Notable bookplate collections:
- The Viner Collection (Society of Antiquaries, London)
- The Franks Collection (British Museum)
- Various university and public library collections worldwide
Practical Considerations
Preservation
- Never remove a bookplate from a book — it is part of the book’s history
- If a bookplate is lifting, consult a conservator about reattachment
- Do not paste new bookplates over existing ones
Disclosure
Dealers are ethically obligated to disclose all ownership marks in their catalog descriptions. Standard practice includes identifying the owner (if known) and describing the type and location of the mark.
Adding Your Own Bookplate
If you wish to add your own bookplate to your books, consider:
- Use acid-free adhesive
- Place the bookplate in a consistent location (traditionally the front pastedown)

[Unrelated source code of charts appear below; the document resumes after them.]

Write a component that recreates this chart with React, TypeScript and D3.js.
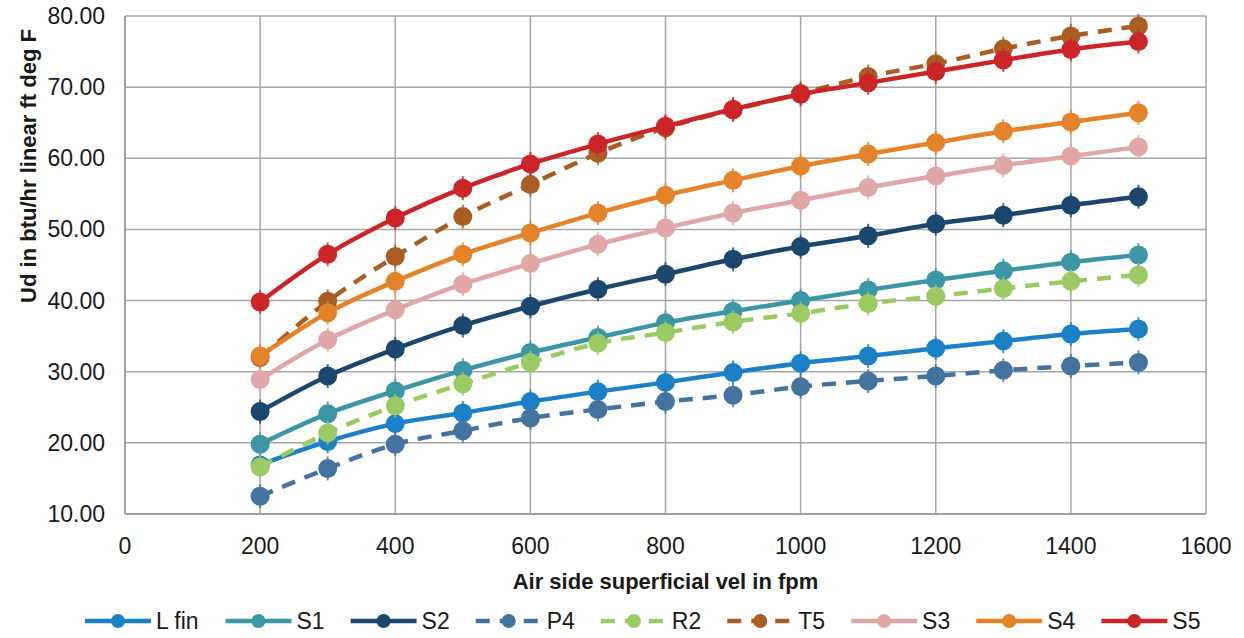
import React from "react";
import * as d3 from "d3";

const velocities = [200, 300, 400, 500, 600, 700, 800, 900, 1000, 1100, 1200, 1300, 1400, 1500];

const seriesNames = ["L fin", "S1", "S2", "P4", "R2", "T5", "S3", "S4", "S5"];
const lFin = [16.9, 20.2, 22.7, 24.2, 25.8, 27.2, 28.5, 29.9, 31.2, 32.2, 33.3, 34.3, 35.3, 36.0];
const s1 = [19.8, 24.1, 27.3, 30.2, 32.7, 34.8, 36.9, 38.5, 40.0, 41.5, 42.9, 44.2, 45.4, 46.4];
const s2 = [24.4, 29.4, 33.2, 36.5, 39.2, 41.6, 43.7, 45.8, 47.6, 49.1, 50.8, 52.0, 53.4, 54.6];
const p4 = [12.5, 16.4, 19.8, 21.7, 23.5, 24.7, 25.8, 26.7, 27.9, 28.7, 29.4, 30.2, 30.8, 31.3];
const r2 = [16.6, 21.4, 25.2, 28.3, 31.3, 34.0, 35.5, 37.0, 38.2, 39.6, 40.6, 41.7, 42.7, 43.6];
const t5 = [32.0, 39.9, 46.2, 51.8, 56.3, 60.7, 64.3, 66.8, 69.1, 71.5, 73.3, 75.4, 77.2, 78.6];
const s3 = [28.9, 34.5, 38.7, 42.3, 45.2, 47.9, 50.2, 52.3, 54.1, 55.9, 57.5, 59.0, 60.3, 61.6];
const s4 = [32.2, 38.3, 42.7, 46.5, 49.5, 52.3, 54.8, 56.9, 58.9, 60.6, 62.2, 63.8, 65.1, 66.4];
const s5 = [39.8, 46.5, 51.6, 55.8, 59.2, 62.0, 64.5, 66.9, 69.0, 70.6, 72.2, 73.8, 75.3, 76.4];

const seriesValues = [lFin, s1, s2, p4, r2, t5, s3, s4, s5];
const seriesColors = ["#1b80c6", "#3b96a6", "#1b476f", "#44739f", "#9acb62", "#a95d23", "#e0a7a7", "#e5832a", "#cb2528"];
const seriesDashed = [false, false, false, true, true, true, false, false, false];

const xTicks = [0, 200, 400, 600, 800, 1000, 1200, 1400, 1600];
const yTicks = [10, 20, 30, 40, 50, 60, 70, 80];

const xTitle = "Air side superficial vel in fpm";
const yTitle = "Ud in btu/hr linear ft deg F";

const FONT = "'Liberation Sans', Arial, Helvetica, sans-serif";

const charW: Record<string, number> = {
  L: 0.556, " ": 0.278, f: 0.278, i: 0.222, n: 0.556, S: 0.667, P: 0.667, R: 0.722, T: 0.611,
};
function textWidth(s: string, size: number) {
  let w = 0;
  for (const c of s) w += charW[c] ?? 0.556;
  return w * size;
}

export default function App() {
  const W = 1244;
  const H = 638;
  const left = 125, right = 1206, top = 16, bottom = 514;
  const x = d3.scaleLinear().domain([0, 1600]).range([left, right]);
  const y = d3.scaleLinear().domain([10, 80]).range([bottom, top]);
  const line = d3
    .line<number>()
    .x((_, i) => x(velocities[i]))
    .y((v) => y(v))
    .curve(d3.curveCatmullRom.alpha(0.5));

  const legendFont = 23;
  const legendItems: { x: number; name: string; color: string; dashed: boolean }[] = [];
  let lx = 85;
  const legendLine = 66;
  seriesNames.forEach((n, i) => {
    legendItems.push({ x: lx, name: n, color: seriesColors[i], dashed: seriesDashed[i] });
    lx += legendLine + 5 + textWidth(n, legendFont) + 26;
  });

  return (
    <svg width={W} height={H} style={{ position: "absolute", left: 0, top: 0, background: "#fff" }}>
      <rect x={0} y={0} width={W} height={H} fill="#fff" />
      {xTicks.map((t) => (
        <line key={"gx" + t} x1={x(t)} x2={x(t)} y1={top} y2={bottom} stroke="#a6a6a6" strokeWidth={1.5} />
      ))}
      {yTicks.map((t) => (
        <line key={"gy" + t} x1={left} x2={right} y1={y(t)} y2={y(t)} stroke="#a6a6a6" strokeWidth={1.5} />
      ))}
      <line x1={left} x2={left} y1={top} y2={bottom} stroke="#a0a0a0" strokeWidth={2} />
      <line x1={left} x2={right} y1={bottom} y2={bottom} stroke="#a0a0a0" strokeWidth={2} />

      {xTicks.map((t) => (
        <text key={"tx" + t} x={x(t)} y={554} textAnchor="middle" fontFamily={FONT} fontSize={23} fill="#1a1a1a">
          {t}
        </text>
      ))}
      {yTicks.map((t) => (
        <text key={"ty" + t} x={105} y={y(t) + 8} textAnchor="end" fontFamily={FONT} fontSize={23} fill="#1a1a1a">
          {t.toFixed(2)}
        </text>
      ))}

      <text x={(left + right) / 2} y={589} textAnchor="middle" fontFamily={FONT} fontWeight="bold" fontSize={22} fill="#1a1a1a">
        {xTitle}
      </text>
      <text
        transform={`translate(36, ${166}) rotate(-90)`}
        textAnchor="middle"
        fontFamily={FONT}
        fontWeight="bold"
        fontSize={22}
        fill="#1a1a1a"
      >
        {yTitle}
      </text>

      {seriesValues.map((vals, si) => (
        <g key={"s" + si}>
          <path
            d={line(vals) || ""}
            fill="none"
            stroke={seriesColors[si]}
            strokeWidth={4.5}
            strokeDasharray={seriesDashed[si] ? "14,10" : undefined}
            strokeLinejoin="round"
          />
          {vals.map((v, i) => (
            <g key={i}>
              <line
                x1={x(velocities[i])}
                x2={x(velocities[i])}
                y1={y(v) - 12}
                y2={y(v) + 12}
                stroke={seriesColors[si]}
                strokeWidth={2}
                opacity={0.8}
              />
              <circle cx={x(velocities[i])} cy={y(v)} r={9.5} fill={seriesColors[si]} />
            </g>
          ))}
        </g>
      ))}

      {legendItems.map((it) => (
        <g key={it.name}>
          <line
            x1={it.x}
            x2={it.x + legendLine}
            y1={621}
            y2={621}
            stroke={it.color}
            strokeWidth={4.5}
            strokeDasharray={it.dashed ? "14,10" : undefined}
          />
          <circle cx={it.x + legendLine / 2} cy={621} r={7} fill={it.color} />
          <text x={it.x + legendLine + 5} y={629} fontFamily={FONT} fontSize={legendFont} fill="#1a1a1a">
            {it.name}
          </text>
        </g>
      ))}
    </svg>
  );
}
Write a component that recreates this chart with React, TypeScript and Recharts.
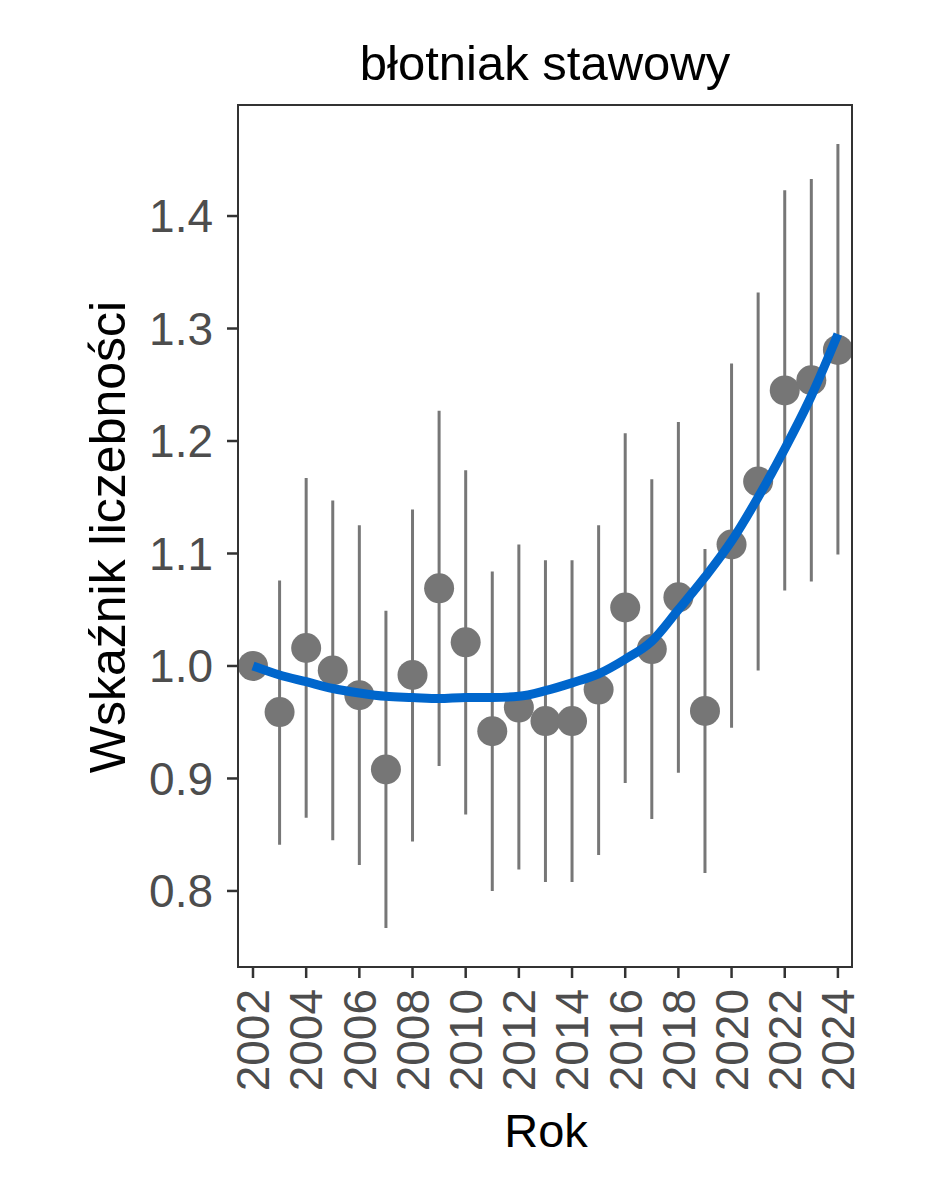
import React from "react";
import {
  ComposedChart,
  Line,
  ErrorBar,
  XAxis,
  YAxis,
  ReferenceArea,
} from "recharts";

const years = [
  2002, 2003, 2004, 2005, 2006, 2007, 2008, 2009, 2010, 2011, 2012, 2013,
  2014, 2015, 2016, 2017, 2018, 2019, 2020, 2021, 2022, 2023, 2024,
];
const index = [
  1.0, 0.959, 1.016, 0.996, 0.974, 0.908, 0.992, 1.069, 1.021, 0.942, 0.963,
  0.951, 0.951, 0.979, 1.052, 1.015, 1.061, 0.96, 1.108, 1.164, 1.245, 1.254,
  1.281,
];
const lower = [
  1.0, 0.841, 0.865, 0.845, 0.823, 0.767, 0.844, 0.911, 0.868, 0.8, 0.819,
  0.808, 0.808, 0.832, 0.896, 0.864, 0.905, 0.816, 0.945, 0.996, 1.067, 1.075,
  1.099,
];
const upper = [
  1.0, 1.076, 1.167, 1.147, 1.125, 1.049, 1.139, 1.227, 1.174, 1.084, 1.108,
  1.094, 1.094, 1.125, 1.207, 1.166, 1.217, 1.104, 1.269, 1.332, 1.423, 1.433,
  1.464,
];
const trend = [
  1.0, 0.992, 0.986, 0.98, 0.976, 0.973, 0.972, 0.971, 0.972, 0.972, 0.973,
  0.978, 0.985, 0.993, 1.006, 1.022, 1.05, 1.079, 1.111, 1.15, 1.193, 1.24,
  1.295,
];
const xTicks = [2002, 2004, 2006, 2008, 2010, 2012, 2014, 2016, 2018, 2020, 2022, 2024];
const yTicks = [0.8, 0.9, 1.0, 1.1, 1.2, 1.3, 1.4];

const data = years.map((year, i) => ({
  year,
  value: index[i],
  err: [index[i] - lower[i], upper[i] - index[i]],
  trend: trend[i],
}));

const FONT = '"Liberation Sans", Arial, sans-serif';
const X_DOMAIN: [number, number] = [2001.436, 2024.53];
const Y_DOMAIN: [number, number] = [0.7324, 1.4987];

function YearTick(props: any) {
  const { x, y, payload } = props;
  return (
    <text
      x={x}
      y={y}
      transform={`rotate(-90, ${x}, ${y})`}
      textAnchor="end"
      dy="0.355em"
      fontSize={46}
      fontFamily={FONT}
      fill="#4D4D4D"
    >
      {payload.value}
    </text>
  );
}

export default function App() {
  return (
    <div style={{ position: "absolute", left: 0, top: 0, width: 944, height: 1181, background: "#fff" }}>
      <ComposedChart
        width={944}
        height={1181}
        data={data}
        margin={{ top: 105, right: 92, bottom: 94, left: 138 }}
      >
        <XAxis
          dataKey="year"
          type="number"
          domain={X_DOMAIN}
          ticks={xTicks}
          allowDataOverflow
          height={120}
          axisLine={false}
          tickSize={11}
          tickMargin={11}
          tickLine={{ stroke: "#333333", strokeWidth: 2.5 }}
          tick={<YearTick />}
          interval={0}
        />
        <YAxis
          type="number"
          domain={Y_DOMAIN}
          ticks={yTicks}
          allowDataOverflow
          width={100}
          axisLine={false}
          tickSize={11}
          tickMargin={14}
          tickLine={{ stroke: "#333333", strokeWidth: 2.5 }}
          tick={{ fontSize: 46, fontFamily: FONT, fill: "#4D4D4D" }}
          tickFormatter={(v: number) => v.toFixed(1)}
          interval={0}
        />
        <Line
          dataKey="value"
          stroke="none"
          isAnimationActive={false}
          dot={{ r: 15, fill: "#767676", stroke: "none" }}
          activeDot={false}
        >
          <ErrorBar dataKey="err" width={0} stroke="#777777" strokeWidth={3} direction="y" />
        </Line>
        <Line
          dataKey="trend"
          type="monotone"
          stroke="#0066CC"
          strokeWidth={9}
          dot={false}
          activeDot={false}
          isAnimationActive={false}
          {...({ zIndex: 1000 } as any)}
        />
        <ReferenceArea
          x1={X_DOMAIN[0]}
          x2={X_DOMAIN[1]}
          y1={Y_DOMAIN[0]}
          y2={Y_DOMAIN[1]}
          fill="none"
          stroke="#333333"
          strokeWidth={2}
          ifOverflow="visible"
          {...({ zIndex: 1100 } as any)}
        />
      </ComposedChart>
      <svg
        width={944}
        height={1181}
        style={{ position: "absolute", left: 0, top: 0, pointerEvents: "none" }}
      >
        <text x={545} y={80} textAnchor="middle" fontSize={49} fontFamily={FONT} fill="#000">
          błotniak stawowy
        </text>
        <text x={546} y={1147} textAnchor="middle" fontSize={47} fontFamily={FONT} fill="#000">
          Rok
        </text>
        <text
          x={125}
          y={537}
          transform="rotate(-90, 125, 537)"
          textAnchor="middle"
          fontSize={50}
          fontFamily={FONT}
          fill="#000"
        >
          Wskaźnik liczebności
        </text>
      </svg>
    </div>
  );
}
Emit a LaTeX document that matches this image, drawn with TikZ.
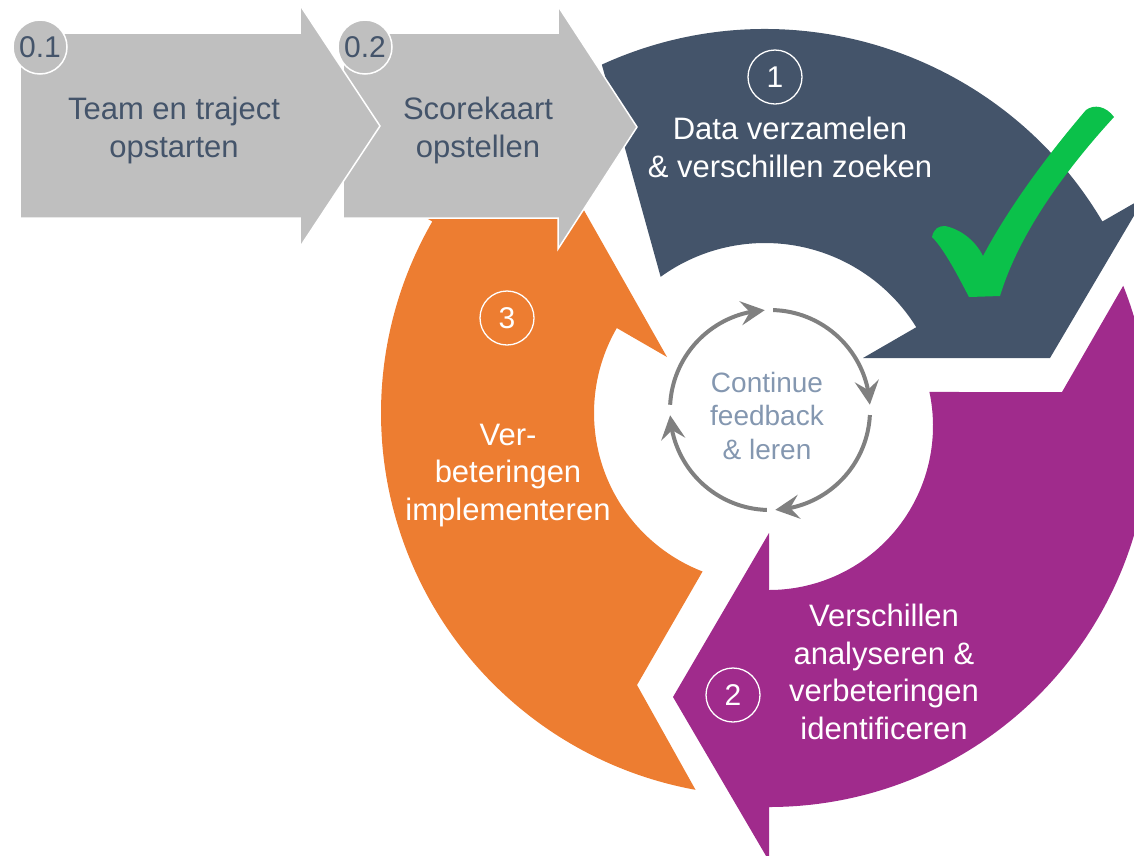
\documentclass[tikz,border=0pt]{standalone}
\usepackage{fontspec}
\setmainfont{Liberation Sans}
\usetikzlibrary{arrows.meta,bending}
\definecolor{grayarrow}{HTML}{BFBFBF}
\definecolor{slate}{HTML}{44546A}
\definecolor{orangeseg}{HTML}{ED7D31}
\definecolor{purpleseg}{HTML}{A02B8C}
\definecolor{greencheck}{HTML}{0BC14A}
\definecolor{loopgray}{HTML}{808080}
\definecolor{looptext}{HTML}{8497B0}
\begin{document}
\begin{tikzpicture}[x=1pt,y=-1pt,
  chev/.style={fill=grayarrow, draw=white, line width=1.5pt, line join=miter},
  phase/.style={circle, fill=grayarrow, draw=white, line width=1.5pt, minimum size=54pt, inner sep=0pt, text=slate, font=\fontsize{30}{36}\selectfont},
  stepnum/.style={circle, draw=white, line width=1.3pt, minimum size=54pt, inner sep=0pt, text=white, font=\fontsize{30}{36}\selectfont},
  lbl/.style={align=center, font=\fontsize{31}{37.5}\selectfont, inner sep=0pt, anchor=base},
  loopline/.style={draw=loopgray, line width=4pt, -{Stealth[length=24pt,width=24pt,inset=9pt]}}
]
\useasboundingbox (0,0) rectangle (1134,855);
\clip (0,0) rectangle (1134,855);
\coordinate (co) at (764,413);
\coordinate (cb) at (765,421);
\coordinate (cp) at (769,426);
\coordinate (cc) at (770,410);

% orange segment (3)
\fill[orangeseg] ([shift={(100.3:383)}]co) arc[start angle=100.3, end angle=210, radius=383]
  -- (383,193) -- (577,198) -- (667,357)
  -- ([shift={(210:170)}]co) arc[start angle=210, end angle=111.2, radius=170]
  -- (637,685) -- cycle;

% blue segment (1)
\fill[slate] ([shift={(-114.6:392)}]cb) arc[start angle=-114.6, end angle=-30.6, radius=392]
  -- (1145,197) -- (1050,358) -- (863,358)
  -- ([shift={(-31.8:178)}]cb) arc[start angle=-31.8, end angle=-125.9, radius=178]
  -- cycle;

% purple segment (2)
\fill[purpleseg] ([shift={(-11.97:164)}]cp) arc[start angle=-11.97, end angle=90, radius=164]
  -- (769,533) -- (673,697) -- (769,861) -- (769,807)
  arc[start angle=90, end angle=-21.6, radius=381]
  -- (1062,392) -- cycle;

% check mark
\fill[greencheck] (932,237) .. controls (934,228) and (939,226) .. (945,226)
  .. controls (960,229) and (975,240) .. (983,256)
  .. controls (1010,205) and (1050,152) .. (1086,110)
  .. controls (1094,104) and (1106,106) .. (1114,117)
  .. controls (1070,165) and (1020,230) .. (1000,296)
  -- (969,297)
  .. controls (960,280) and (945,250) .. (932,237) -- cycle;

% phase arrows
\draw[chev] (343,33) -- (558,33) -- (558,6) -- (637,127) -- (558,249) -- (558,218) -- (343,218) -- cycle;
\draw[chev] (20,33) -- (300,33) -- (300,5) -- (380,126) -- (300,247) -- (300,218) -- (20,218) -- cycle;
\node[phase] (p01) at (40,47) {0.1};
\node[phase] (p02) at (365,47) {0.2};

% feedback loop
\draw[loopline] ([shift={(183:100)}]cc) arc[start angle=183, end angle=267, radius=100];
\draw[loopline] ([shift={(271.8:100)}]cc) arc[start angle=271.8, end angle=357, radius=100];
\draw[loopline] ([shift={(2.9:100)}]cc) arc[start angle=2.9, end angle=87, radius=100];
\draw[loopline] ([shift={(91.8:100)}]cc) arc[start angle=91.8, end angle=177, radius=100];

% step numbers
\node[stepnum] (n1) at (775,77) {1};
\node[stepnum] (n3) at (507,318) {3};
\node[stepnum] (n2) at (733,695) {2};

% labels (anchor = baseline of the last line)
\node[lbl, text=slate] (t01) at (174,157) {Team en traject\\opstarten};
\node[lbl, text=slate] (t02) at (478,157) {Scorekaart\\opstellen};
\node[lbl, text=white] (t1) at (790,177) {Data verzamelen\\\& verschillen zoeken};
\node[lbl, text=white] (t3) at (508,520) {Ver-\\beteringen\\implementeren};
\node[lbl, text=white] (t2) at (884,739) {Verschillen\\analyseren \&\\verbeteringen\\identificeren};
\node[align=center, font=\fontsize{28}{33.5}\selectfont, text=looptext, inner sep=0pt, anchor=base] (tloop) at (767,459) {Continue\\feedback\\\& leren};
\end{tikzpicture}
\end{document}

- Commission a well-designed bookplate that reflects your taste and collection
- Remember that you are adding to the book’s provenance — your bookplate will be part of its story for future owners
Ownership marks are the autobiography of a book — the physical evidence of every hand that held it, every shelf that supported it, every library that cataloged it. For collectors, reading these marks is one of the deepest pleasures of the field, connecting the book in your hands to the centuries of readers who came before you.